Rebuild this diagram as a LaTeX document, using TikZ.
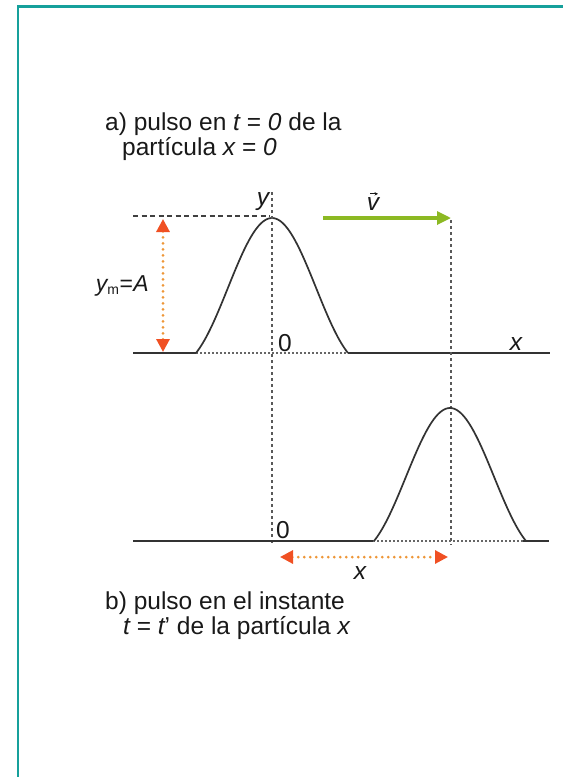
\documentclass[tikz,border=0pt]{standalone}
\usepackage{fontspec}
\setmainfont{Liberation Sans}
\usetikzlibrary{arrows.meta}
\definecolor{frameteal}{RGB}{22,160,155}
\definecolor{vgreen}{RGB}{140,185,35}
\definecolor{orhead}{RGB}{240,80,35}
\definecolor{ordot}{RGB}{238,150,55}
\begin{document}
\begin{tikzpicture}[x=1pt,y=-1pt,
  lbl/.style={font=\fontsize{24.5}{24.5}\selectfont, inner sep=0pt, text=black!90},
  para/.style={font=\fontsize{24.5}{21}\selectfont, inner sep=0pt, text=black!90, align=left},
  solidl/.style={line width=1.7pt, black!80},
  pulse/.style={line width=1.7pt, black!80},
  dotl/.style={line width=1.4pt, black!60, dash pattern=on 1.5pt off 2.5pt},
  dashl/.style={line width=1.5pt, black!75, dash pattern=on 5pt off 3.5pt},
  vdotl/.style={line width=1.8pt, black!65, dash pattern=on 3pt off 3pt},
  orarrow/.style={line width=3pt, ordot, line cap=round, dash pattern=on 0pt off 6pt,
    {Triangle[length=13pt,width=13pt,color=orhead]}-{Triangle[length=13pt,width=13pt,color=orhead]}},
  garrow/.style={line width=3.2pt, vgreen, -{Triangle[length=14pt,width=13pt]}},
  accent/.style={line width=1pt, black!90, -{Stealth[length=3.5pt,width=3.5pt]}}
]
\useasboundingbox (0,0) rectangle (563,777);
\fill[white] (0,0) rectangle (563,777);
% frame
\coordinate (fb) at (18,777);
\coordinate (fc) at (18,6.5);
\coordinate (fr) at (563,6.5);
\draw[frameteal, line width=2.5pt] (fb) -- (fc) -- (fr);

% ---------- top (a) ----------
\coordinate (A0) at (133,353);
\coordinate (A1) at (196,353);
\coordinate (A2) at (348,353);
\coordinate (A3) at (550,353);
\draw[solidl] (A0) -- (A1);
\draw[dotl] (A1) -- (A2);
\draw[solidl] (A2) -- (A3);
\draw[pulse] plot[domain=-76:76,samples=90,smooth]
  ({272+\x},{353-135*(0.45*cos(\x*90/76)+0.55*(cos(\x*90/76))^2)});

% vertical axis through origin
\coordinate (Vt) at (272,192);
\coordinate (Vb) at (272,545);
\draw[vdotl] (Vt) -- (Vb);
% amplitude guide
\coordinate (H0) at (133,216);
\coordinate (H1) at (270,216);
\draw[dashl] (H0) -- (H1);
% amplitude arrow
\coordinate (Aa) at (163,219);
\coordinate (Ab) at (163,352);
\draw[orarrow] (Aa) -- (Ab);
% velocity arrow
\coordinate (G0) at (323,218);
\coordinate (G1) at (451,218);
\draw[garrow] (G0) -- (G1);
% vertical line through crest
\coordinate (C0) at (451,220);
\coordinate (C1) at (451,545);
\draw[vdotl] (C0) -- (C1);

% ---------- bottom (b) ----------
\coordinate (B0) at (133,541);
\coordinate (B1) at (373,541);
\coordinate (B2) at (523,541);
\coordinate (B3) at (549,541);
\draw[solidl] (B0) -- (B1);
\draw[dotl] (B1) -- (B2);
\draw[solidl] (B2) -- (B3);
\draw[pulse] plot[domain=-76:76,samples=90,smooth]
  ({450+\x},{541-133*(0.45*cos(\x*90/76)+0.55*(cos(\x*90/76))^2)});
% displacement arrow
\coordinate (Da) at (280,557);
\coordinate (Db) at (448,557);
\draw[orarrow] (Da) -- (Db);

% ---------- labels ----------
\node[para, anchor=base west] (ta) at (105,155) {a) pulso en {\itshape t} = {\itshape 0} de la\\\hspace*{17pt}partícula {\itshape x} = {\itshape 0}};
\node[lbl] (ly) at (263,202) {\itshape y};
\node[lbl] (lv) at (373,204) {\itshape v};
\coordinate (va) at ([xshift=-3pt,yshift=3.5pt]lv.north);
\coordinate (vb) at ([xshift=5pt,yshift=3.5pt]lv.north);
\draw[accent] (va) -- (vb);
\node[lbl, anchor=east, font=\fontsize{23}{23}\selectfont] (lA) at (149,286) {{\itshape y}{\fontsize{14}{14}\selectfont\raisebox{-3pt}{m}}\kern0.5pt={\kern0.5pt\itshape A}};
\node[lbl] (l0a) at (285,343) {0};
\node[lbl] (lxa) at (516,344) {\itshape x};
\node[lbl] (l0b) at (283,530) {0};
\node[lbl] (lxb) at (360,573) {\itshape x};
\node[para, anchor=base west] (tb) at (105,634) {b) pulso en el instante\\\hspace*{18pt}{\itshape t} = {\itshape t}' de la partícula {\itshape x}};
\end{tikzpicture}
\end{document}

-=-=-=-=-

== AIM OF THE TASK ==
Repeat the data exactly, dropping every picture it holds.

== RIGHT ANSWER ==
Rebuild this diagram as a LaTeX document, using TikZ.
\documentclass[tikz,border=0pt]{standalone}
\usepackage{fontspec}
\setmainfont{Liberation Sans}
\usetikzlibrary{arrows.meta}
\definecolor{frameteal}{RGB}{22,160,155}
\definecolor{vgreen}{RGB}{140,185,35}
\definecolor{orhead}{RGB}{240,80,35}
\definecolor{ordot}{RGB}{238,150,55}
\begin{document}
\begin{tikzpicture}[x=1pt,y=-1pt,
  lbl/.style={font=\fontsize{24.5}{24.5}\selectfont, inner sep=0pt, text=black!90},
  para/.style={font=\fontsize{24.5}{21}\selectfont, inner sep=0pt, text=black!90, align=left},
  solidl/.style={line width=1.7pt, black!80},
  pulse/.style={line width=1.7pt, black!80},
  dotl/.style={line width=1.4pt, black!60, dash pattern=on 1.5pt off 2.5pt},
  dashl/.style={line width=1.5pt, black!75, dash pattern=on 5pt off 3.5pt},
  vdotl/.style={line width=1.8pt, black!65, dash pattern=on 3pt off 3pt},
  orarrow/.style={line width=3pt, ordot, line cap=round, dash pattern=on 0pt off 6pt,
    {Triangle[length=13pt,width=13pt,color=orhead]}-{Triangle[length=13pt,width=13pt,color=orhead]}},
  garrow/.style={line width=3.2pt, vgreen, -{Triangle[length=14pt,width=13pt]}},
  accent/.style={line width=1pt, black!90, -{Stealth[length=3.5pt,width=3.5pt]}}
]
\useasboundingbox (0,0) rectangle (563,777);
\fill[white] (0,0) rectangle (563,777);
% frame
\coordinate (fb) at (18,777);
\coordinate (fc) at (18,6.5);
\coordinate (fr) at (563,6.5);
\draw[frameteal, line width=2.5pt] (fb) -- (fc) -- (fr);

% ---------- top (a) ----------
\coordinate (A0) at (133,353);
\coordinate (A1) at (196,353);
\coordinate (A2) at (348,353);
\coordinate (A3) at (550,353);
\draw[solidl] (A0) -- (A1);
\draw[dotl] (A1) -- (A2);
\draw[solidl] (A2) -- (A3);
\draw[pulse] plot[domain=-76:76,samples=90,smooth]
  ({272+\x},{353-135*(0.45*cos(\x*90/76)+0.55*(cos(\x*90/76))^2)});

% vertical axis through origin
\coordinate (Vt) at (272,192);
\coordinate (Vb) at (272,545);
\draw[vdotl] (Vt) -- (Vb);
% amplitude guide
\coordinate (H0) at (133,216);
\coordinate (H1) at (270,216);
\draw[dashl] (H0) -- (H1);
% amplitude arrow
\coordinate (Aa) at (163,219);
\coordinate (Ab) at (163,352);
\draw[orarrow] (Aa) -- (Ab);
% velocity arrow
\coordinate (G0) at (323,218);
\coordinate (G1) at (451,218);
\draw[garrow] (G0) -- (G1);
% vertical line through crest
\coordinate (C0) at (451,220);
\coordinate (C1) at (451,545);
\draw[vdotl] (C0) -- (C1);

% ---------- bottom (b) ----------
\coordinate (B0) at (133,541);
\coordinate (B1) at (373,541);
\coordinate (B2) at (523,541);
\coordinate (B3) at (549,541);
\draw[solidl] (B0) -- (B1);
\draw[dotl] (B1) -- (B2);
\draw[solidl] (B2) -- (B3);
\draw[pulse] plot[domain=-76:76,samples=90,smooth]
  ({450+\x},{541-133*(0.45*cos(\x*90/76)+0.55*(cos(\x*90/76))^2)});
% displacement arrow
\coordinate (Da) at (280,557);
\coordinate (Db) at (448,557);
\draw[orarrow] (Da) -- (Db);

% ---------- labels ----------
\node[para, anchor=base west] (ta) at (105,155) {a) pulso en {\itshape t} = {\itshape 0} de la\\\hspace*{17pt}partícula {\itshape x} = {\itshape 0}};
\node[lbl] (ly) at (263,202) {\itshape y};
\node[lbl] (lv) at (373,204) {\itshape v};
\coordinate (va) at ([xshift=-3pt,yshift=3.5pt]lv.north);
\coordinate (vb) at ([xshift=5pt,yshift=3.5pt]lv.north);
\draw[accent] (va) -- (vb);
\node[lbl, anchor=east, font=\fontsize{23}{23}\selectfont] (lA) at (149,286) {{\itshape y}{\fontsize{14}{14}\selectfont\raisebox{-3pt}{m}}\kern0.5pt={\kern0.5pt\itshape A}};
\node[lbl] (l0a) at (285,343) {0};
\node[lbl] (lxa) at (516,344) {\itshape x};
\node[lbl] (l0b) at (283,530) {0};
\node[lbl] (lxb) at (360,573) {\itshape x};
\node[para, anchor=base west] (tb) at (105,634) {b) pulso en el instante\\\hspace*{18pt}{\itshape t} = {\itshape t}' de la partícula {\itshape x}};
\end{tikzpicture}
\end{document}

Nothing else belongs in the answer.